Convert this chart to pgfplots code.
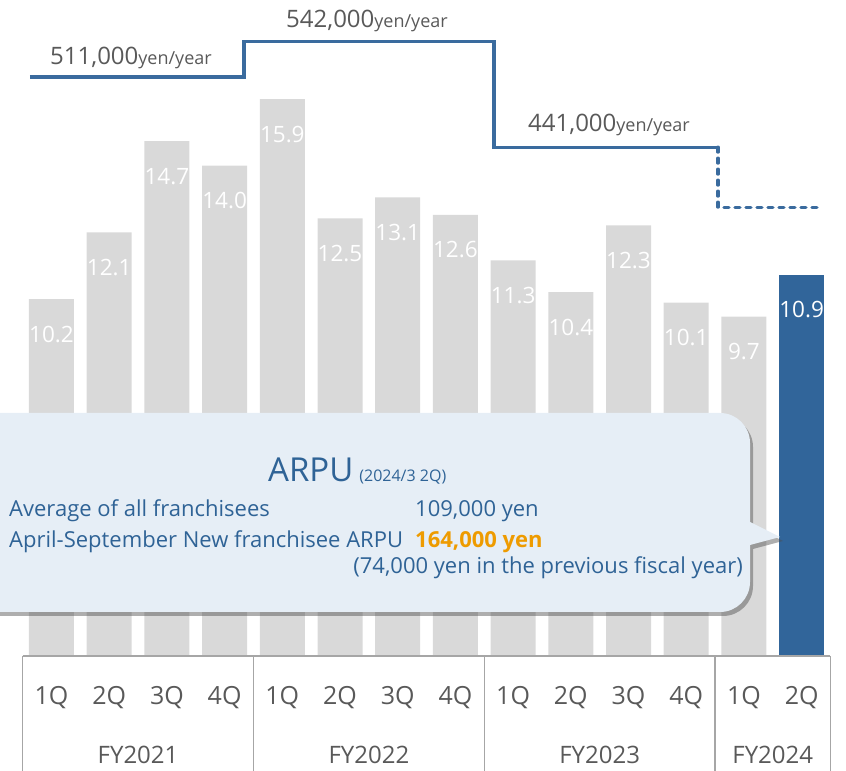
\documentclass[border=0pt]{standalone}
\usepackage{fontspec}
\setmainfont{Open Sans}
\usepackage{pgfplots}
\pgfplotsset{compat=1.18}
\usetikzlibrary{shadows}
\definecolor{bargray}{HTML}{D9D9D9}
\definecolor{barblue}{HTML}{31659A}
\definecolor{lineblue}{HTML}{3A6B9E}
\definecolor{txtgray}{HTML}{595959}
\definecolor{boxblue}{HTML}{E6EEF6}
\definecolor{txtblue}{HTML}{2F6396}
\definecolor{orng}{HTML}{EE9B00}
\definecolor{gridgray}{HTML}{A6A6A6}
\begin{document}
\begin{tikzpicture}
\begin{axis}[at={(0,0)}, anchor=south west, scale only axis, width=846pt, height=771pt,
  xmin=-0.8925, xmax=13.769, ymin=-3.249, ymax=18.723,
  axis line style={draw=none}, major tick length=0pt, ytick=\empty,
  xtick={0,...,13}, xticklabels={1Q,2Q,3Q,4Q,1Q,2Q,3Q,4Q,1Q,2Q,3Q,4Q,1Q,2Q},
  xticklabel style={font=\fontsize{25}{28}\selectfont, text=txtgray, anchor=center, yshift=73pt},
  clip=false,
  /pgf/number format/.cd, fixed, fixed zerofill, precision=1, assume math mode=true]
\addplot[ybar, bar width=45pt, bar shift=0pt, fill=bargray, draw=none,
  nodes near coords, every node near coord/.append style={anchor=center, yshift=-35pt, text=white, font=\fontsize{22.5}{26}\selectfont}]
  coordinates {(0,10.2) (1,12.1) (2,14.7) (3,14.0) (4,15.9) (5,12.5) (6,13.1) (7,12.6) (8,11.3) (9,10.4) (10,12.3) (11,10.1) (12,9.7)};
\addplot[ybar, bar width=45pt, bar shift=0pt, fill=barblue, draw=none,
  nodes near coords, every node near coord/.append style={anchor=center, yshift=-35pt, text=white, font=\fontsize{22.5}{26}\selectfont}]
  coordinates {(13,10.9)};
\addplot[sharp plot, lineblue, line width=3.2pt, line join=miter, mark=none]
  coordinates {(-0.373,16.53) (3.336,16.53) (3.336,17.53) (7.669,17.53) (7.669,14.53) (11.55,14.53)};
\addplot[sharp plot, lineblue, line width=3.2pt, line join=round, line cap=round, mark=none, dash pattern=on 5pt off 6pt]
  coordinates {(11.55,14.53) (11.55,12.82) (13.302,12.82)};
\draw[gridgray, line width=1.3pt] (axis cs:-0.5,0.03) -- (axis cs:13.5,0.03);
\pgfplotsinvokeforeach{-0.5,3.5,7.5,11.5,13.5}{
  \draw[gridgray, line width=1.3pt] (axis cs:#1,0.03) -- (axis cs:#1,-3.4);
}
\node[text=txtgray, font=\fontsize{24}{28}\selectfont, anchor=center] at (axis cs:1.5,-2.793) {FY2021};
\node[text=txtgray, font=\fontsize{24}{28}\selectfont, anchor=center] at (axis cs:5.5,-2.793) {FY2022};
\node[text=txtgray, font=\fontsize{24}{28}\selectfont, anchor=center] at (axis cs:9.5,-2.793) {FY2023};
\node[text=txtgray, font=\fontsize{24}{28}\selectfont, anchor=center] at (axis cs:12.5,-2.793) {FY2024};
\end{axis}
\begin{scope}[x=1pt, y=-1pt, shift={(0pt,771pt)}]
  \fill[boxblue, drop shadow={shadow xshift=3pt, shadow yshift=-4pt, opacity=0.45, fill=black!70}]
    (-40,413) -- (720,413) arc[start angle=-90, end angle=0, radius=30]
    -- (750,522) -- (780,537) -- (750,545) -- (750,582)
    arc[start angle=0, end angle=90, radius=30] -- (-40,612) -- cycle;
  \node[anchor=base west, inner sep=0pt, text=txtblue] at (268,482)
    {{\fontsize{33}{36}\selectfont ARPU}\hspace{6pt}{\fontsize{16}{18}\selectfont (2024/3 2Q)}};
  \node[anchor=base west, inner sep=0pt, text=txtblue, font=\fontsize{22}{25}\selectfont] at (9,517) {Average of all franchisees};
  \node[anchor=base west, inner sep=0pt, text=txtblue, font=\fontsize{22}{25}\selectfont] at (415,517) {109,000 yen};
  \node[anchor=base west, inner sep=0pt, text=txtblue, font=\fontsize{22}{25}\selectfont] at (9,548) {April-September New franchisee ARPU};
  \node[anchor=base west, inner sep=0pt, text=orng, font=\fontsize{22}{25}\selectfont\bfseries] at (415,548) {164,000 yen};
  \node[anchor=base east, inner sep=0pt, text=txtblue, font=\fontsize{22}{25}\selectfont] at (743,574) {(74,000 yen in the previous fiscal year)};
  \node[anchor=base west, inner sep=0pt, text=txtgray] at (50,65) {{\fontsize{24}{28}\selectfont 511,000}{\fontsize{18}{22}\selectfont yen/year}};
  \node[anchor=base west, inner sep=0pt, text=txtgray] at (286,28) {{\fontsize{24}{28}\selectfont 542,000}{\fontsize{18}{22}\selectfont yen/year}};
  \node[anchor=base west, inner sep=0pt, text=txtgray] at (528,132) {{\fontsize{24}{28}\selectfont 441,000}{\fontsize{18}{22}\selectfont yen/year}};
\end{scope}
\pgfresetboundingbox
\useasboundingbox (0,0) rectangle (846pt,771pt);
\end{tikzpicture}
\end{document}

• **Work to be completed**: Without the pictures, print the whole listing exactly as given.

• **Problem solution**:
Convert this chart to pgfplots code.
\documentclass[border=0pt]{standalone}
\usepackage{fontspec}
\setmainfont{Open Sans}
\usepackage{pgfplots}
\pgfplotsset{compat=1.18}
\usetikzlibrary{shadows}
\definecolor{bargray}{HTML}{D9D9D9}
\definecolor{barblue}{HTML}{31659A}
\definecolor{lineblue}{HTML}{3A6B9E}
\definecolor{txtgray}{HTML}{595959}
\definecolor{boxblue}{HTML}{E6EEF6}
\definecolor{txtblue}{HTML}{2F6396}
\definecolor{orng}{HTML}{EE9B00}
\definecolor{gridgray}{HTML}{A6A6A6}
\begin{document}
\begin{tikzpicture}
\begin{axis}[at={(0,0)}, anchor=south west, scale only axis, width=846pt, height=771pt,
  xmin=-0.8925, xmax=13.769, ymin=-3.249, ymax=18.723,
  axis line style={draw=none}, major tick length=0pt, ytick=\empty,
  xtick={0,...,13}, xticklabels={1Q,2Q,3Q,4Q,1Q,2Q,3Q,4Q,1Q,2Q,3Q,4Q,1Q,2Q},
  xticklabel style={font=\fontsize{25}{28}\selectfont, text=txtgray, anchor=center, yshift=73pt},
  clip=false,
  /pgf/number format/.cd, fixed, fixed zerofill, precision=1, assume math mode=true]
\addplot[ybar, bar width=45pt, bar shift=0pt, fill=bargray, draw=none,
  nodes near coords, every node near coord/.append style={anchor=center, yshift=-35pt, text=white, font=\fontsize{22.5}{26}\selectfont}]
  coordinates {(0,10.2) (1,12.1) (2,14.7) (3,14.0) (4,15.9) (5,12.5) (6,13.1) (7,12.6) (8,11.3) (9,10.4) (10,12.3) (11,10.1) (12,9.7)};
\addplot[ybar, bar width=45pt, bar shift=0pt, fill=barblue, draw=none,
  nodes near coords, every node near coord/.append style={anchor=center, yshift=-35pt, text=white, font=\fontsize{22.5}{26}\selectfont}]
  coordinates {(13,10.9)};
\addplot[sharp plot, lineblue, line width=3.2pt, line join=miter, mark=none]
  coordinates {(-0.373,16.53) (3.336,16.53) (3.336,17.53) (7.669,17.53) (7.669,14.53) (11.55,14.53)};
\addplot[sharp plot, lineblue, line width=3.2pt, line join=round, line cap=round, mark=none, dash pattern=on 5pt off 6pt]
  coordinates {(11.55,14.53) (11.55,12.82) (13.302,12.82)};
\draw[gridgray, line width=1.3pt] (axis cs:-0.5,0.03) -- (axis cs:13.5,0.03);
\pgfplotsinvokeforeach{-0.5,3.5,7.5,11.5,13.5}{
  \draw[gridgray, line width=1.3pt] (axis cs:#1,0.03) -- (axis cs:#1,-3.4);
}
\node[text=txtgray, font=\fontsize{24}{28}\selectfont, anchor=center] at (axis cs:1.5,-2.793) {FY2021};
\node[text=txtgray, font=\fontsize{24}{28}\selectfont, anchor=center] at (axis cs:5.5,-2.793) {FY2022};
\node[text=txtgray, font=\fontsize{24}{28}\selectfont, anchor=center] at (axis cs:9.5,-2.793) {FY2023};
\node[text=txtgray, font=\fontsize{24}{28}\selectfont, anchor=center] at (axis cs:12.5,-2.793) {FY2024};
\end{axis}
\begin{scope}[x=1pt, y=-1pt, shift={(0pt,771pt)}]
  \fill[boxblue, drop shadow={shadow xshift=3pt, shadow yshift=-4pt, opacity=0.45, fill=black!70}]
    (-40,413) -- (720,413) arc[start angle=-90, end angle=0, radius=30]
    -- (750,522) -- (780,537) -- (750,545) -- (750,582)
    arc[start angle=0, end angle=90, radius=30] -- (-40,612) -- cycle;
  \node[anchor=base west, inner sep=0pt, text=txtblue] at (268,482)
    {{\fontsize{33}{36}\selectfont ARPU}\hspace{6pt}{\fontsize{16}{18}\selectfont (2024/3 2Q)}};
  \node[anchor=base west, inner sep=0pt, text=txtblue, font=\fontsize{22}{25}\selectfont] at (9,517) {Average of all franchisees};
  \node[anchor=base west, inner sep=0pt, text=txtblue, font=\fontsize{22}{25}\selectfont] at (415,517) {109,000 yen};
  \node[anchor=base west, inner sep=0pt, text=txtblue, font=\fontsize{22}{25}\selectfont] at (9,548) {April-September New franchisee ARPU};
  \node[anchor=base west, inner sep=0pt, text=orng, font=\fontsize{22}{25}\selectfont\bfseries] at (415,548) {164,000 yen};
  \node[anchor=base east, inner sep=0pt, text=txtblue, font=\fontsize{22}{25}\selectfont] at (743,574) {(74,000 yen in the previous fiscal year)};
  \node[anchor=base west, inner sep=0pt, text=txtgray] at (50,65) {{\fontsize{24}{28}\selectfont 511,000}{\fontsize{18}{22}\selectfont yen/year}};
  \node[anchor=base west, inner sep=0pt, text=txtgray] at (286,28) {{\fontsize{24}{28}\selectfont 542,000}{\fontsize{18}{22}\selectfont yen/year}};
  \node[anchor=base west, inner sep=0pt, text=txtgray] at (528,132) {{\fontsize{24}{28}\selectfont 441,000}{\fontsize{18}{22}\selectfont yen/year}};
\end{scope}
\pgfresetboundingbox
\useasboundingbox (0,0) rectangle (846pt,771pt);
\end{tikzpicture}
\end{document}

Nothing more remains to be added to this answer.